● **WHAT IS EXPECTED**
Please, without the pictures, retype exactly the lines from the start of the material through the line that holds "fig = plt.figure(figsize=(4.11, 5.25), dpi=100)".
--- START PROVIDED DATA ---
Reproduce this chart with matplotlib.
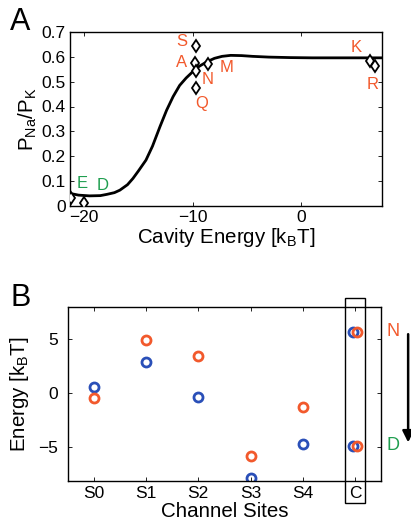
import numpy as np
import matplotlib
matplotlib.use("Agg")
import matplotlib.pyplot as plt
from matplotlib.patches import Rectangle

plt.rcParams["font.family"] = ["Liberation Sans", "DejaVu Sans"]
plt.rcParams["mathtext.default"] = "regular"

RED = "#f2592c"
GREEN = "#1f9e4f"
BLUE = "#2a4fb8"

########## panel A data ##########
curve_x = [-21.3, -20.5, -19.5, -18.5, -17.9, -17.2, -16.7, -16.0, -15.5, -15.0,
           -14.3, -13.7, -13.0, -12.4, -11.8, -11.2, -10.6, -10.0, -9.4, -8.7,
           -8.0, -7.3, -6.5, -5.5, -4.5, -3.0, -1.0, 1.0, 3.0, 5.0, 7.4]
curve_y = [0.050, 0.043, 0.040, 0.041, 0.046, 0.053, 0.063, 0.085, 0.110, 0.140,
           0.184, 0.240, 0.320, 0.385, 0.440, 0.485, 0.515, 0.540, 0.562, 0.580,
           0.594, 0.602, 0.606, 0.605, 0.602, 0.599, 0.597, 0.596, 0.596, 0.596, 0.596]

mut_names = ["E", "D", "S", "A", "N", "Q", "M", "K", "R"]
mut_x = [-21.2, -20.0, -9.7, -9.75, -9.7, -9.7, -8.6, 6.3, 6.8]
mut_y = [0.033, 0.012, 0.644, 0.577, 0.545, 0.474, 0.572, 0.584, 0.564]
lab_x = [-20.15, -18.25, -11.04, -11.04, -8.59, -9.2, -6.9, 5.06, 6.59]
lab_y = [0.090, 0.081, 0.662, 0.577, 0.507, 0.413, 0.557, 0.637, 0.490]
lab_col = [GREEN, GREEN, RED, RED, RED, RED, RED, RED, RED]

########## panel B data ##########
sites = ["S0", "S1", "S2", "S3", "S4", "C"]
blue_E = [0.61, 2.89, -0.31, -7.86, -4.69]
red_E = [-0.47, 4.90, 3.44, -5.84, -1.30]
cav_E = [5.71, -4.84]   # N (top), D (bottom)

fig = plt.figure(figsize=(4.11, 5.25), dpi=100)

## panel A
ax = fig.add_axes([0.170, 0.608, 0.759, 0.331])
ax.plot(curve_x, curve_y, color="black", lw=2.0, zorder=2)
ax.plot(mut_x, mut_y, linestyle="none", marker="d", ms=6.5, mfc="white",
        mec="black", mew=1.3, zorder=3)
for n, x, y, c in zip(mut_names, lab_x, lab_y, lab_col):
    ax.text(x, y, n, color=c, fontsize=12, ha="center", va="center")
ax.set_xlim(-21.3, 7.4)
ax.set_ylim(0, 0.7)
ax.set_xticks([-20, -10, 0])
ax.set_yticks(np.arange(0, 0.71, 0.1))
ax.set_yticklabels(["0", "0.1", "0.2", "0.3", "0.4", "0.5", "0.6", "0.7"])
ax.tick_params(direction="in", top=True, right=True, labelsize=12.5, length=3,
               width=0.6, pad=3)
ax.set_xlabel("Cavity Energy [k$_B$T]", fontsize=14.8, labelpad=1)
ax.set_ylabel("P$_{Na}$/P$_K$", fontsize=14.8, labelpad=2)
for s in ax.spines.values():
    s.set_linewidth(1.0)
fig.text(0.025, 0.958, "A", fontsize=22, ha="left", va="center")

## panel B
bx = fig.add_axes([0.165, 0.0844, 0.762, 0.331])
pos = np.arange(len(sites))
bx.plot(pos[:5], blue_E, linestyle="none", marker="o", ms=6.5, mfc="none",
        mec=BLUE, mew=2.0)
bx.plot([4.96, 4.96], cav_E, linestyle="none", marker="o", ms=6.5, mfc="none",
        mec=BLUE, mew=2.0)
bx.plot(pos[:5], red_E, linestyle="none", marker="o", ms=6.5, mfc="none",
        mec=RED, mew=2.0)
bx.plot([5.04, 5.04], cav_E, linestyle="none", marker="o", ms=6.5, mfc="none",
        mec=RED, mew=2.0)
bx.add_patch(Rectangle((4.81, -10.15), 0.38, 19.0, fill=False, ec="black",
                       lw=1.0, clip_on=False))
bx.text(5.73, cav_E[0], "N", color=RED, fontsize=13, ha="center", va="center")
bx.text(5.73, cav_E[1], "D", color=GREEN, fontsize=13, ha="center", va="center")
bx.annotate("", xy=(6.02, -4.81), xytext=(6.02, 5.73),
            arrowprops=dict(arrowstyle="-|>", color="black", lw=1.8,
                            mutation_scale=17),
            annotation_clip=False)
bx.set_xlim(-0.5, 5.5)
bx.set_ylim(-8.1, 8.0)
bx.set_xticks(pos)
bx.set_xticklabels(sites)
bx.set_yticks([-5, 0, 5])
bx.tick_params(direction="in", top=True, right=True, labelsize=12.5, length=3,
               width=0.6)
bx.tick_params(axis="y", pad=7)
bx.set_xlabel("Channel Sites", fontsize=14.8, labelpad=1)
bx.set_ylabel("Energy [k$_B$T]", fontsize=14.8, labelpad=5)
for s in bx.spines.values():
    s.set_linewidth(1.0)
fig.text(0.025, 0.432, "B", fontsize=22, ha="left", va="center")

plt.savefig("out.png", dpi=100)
--- END PROVIDED DATA ---
● **OUTPUT OF THE TASK**
Reproduce this chart with matplotlib.
import numpy as np
import matplotlib
matplotlib.use("Agg")
import matplotlib.pyplot as plt
from matplotlib.patches import Rectangle

plt.rcParams["font.family"] = ["Liberation Sans", "DejaVu Sans"]
plt.rcParams["mathtext.default"] = "regular"

RED = "#f2592c"
GREEN = "#1f9e4f"
BLUE = "#2a4fb8"

########## panel A data ##########
curve_x = [-21.3, -20.5, -19.5, -18.5, -17.9, -17.2, -16.7, -16.0, -15.5, -15.0,
           -14.3, -13.7, -13.0, -12.4, -11.8, -11.2, -10.6, -10.0, -9.4, -8.7,
           -8.0, -7.3, -6.5, -5.5, -4.5, -3.0, -1.0, 1.0, 3.0, 5.0, 7.4]
curve_y = [0.050, 0.043, 0.040, 0.041, 0.046, 0.053, 0.063, 0.085, 0.110, 0.140,
           0.184, 0.240, 0.320, 0.385, 0.440, 0.485, 0.515, 0.540, 0.562, 0.580,
           0.594, 0.602, 0.606, 0.605, 0.602, 0.599, 0.597, 0.596, 0.596, 0.596, 0.596]

mut_names = ["E", "D", "S", "A", "N", "Q", "M", "K", "R"]
mut_x = [-21.2, -20.0, -9.7, -9.75, -9.7, -9.7, -8.6, 6.3, 6.8]
mut_y = [0.033, 0.012, 0.644, 0.577, 0.545, 0.474, 0.572, 0.584, 0.564]
lab_x = [-20.15, -18.25, -11.04, -11.04, -8.59, -9.2, -6.9, 5.06, 6.59]
lab_y = [0.090, 0.081, 0.662, 0.577, 0.507, 0.413, 0.557, 0.637, 0.490]
lab_col = [GREEN, GREEN, RED, RED, RED, RED, RED, RED, RED]

########## panel B data ##########
sites = ["S0", "S1", "S2", "S3", "S4", "C"]
blue_E = [0.61, 2.89, -0.31, -7.86, -4.69]
red_E = [-0.47, 4.90, 3.44, -5.84, -1.30]
cav_E = [5.71, -4.84]   # N (top), D (bottom)

fig = plt.figure(figsize=(4.11, 5.25), dpi=100)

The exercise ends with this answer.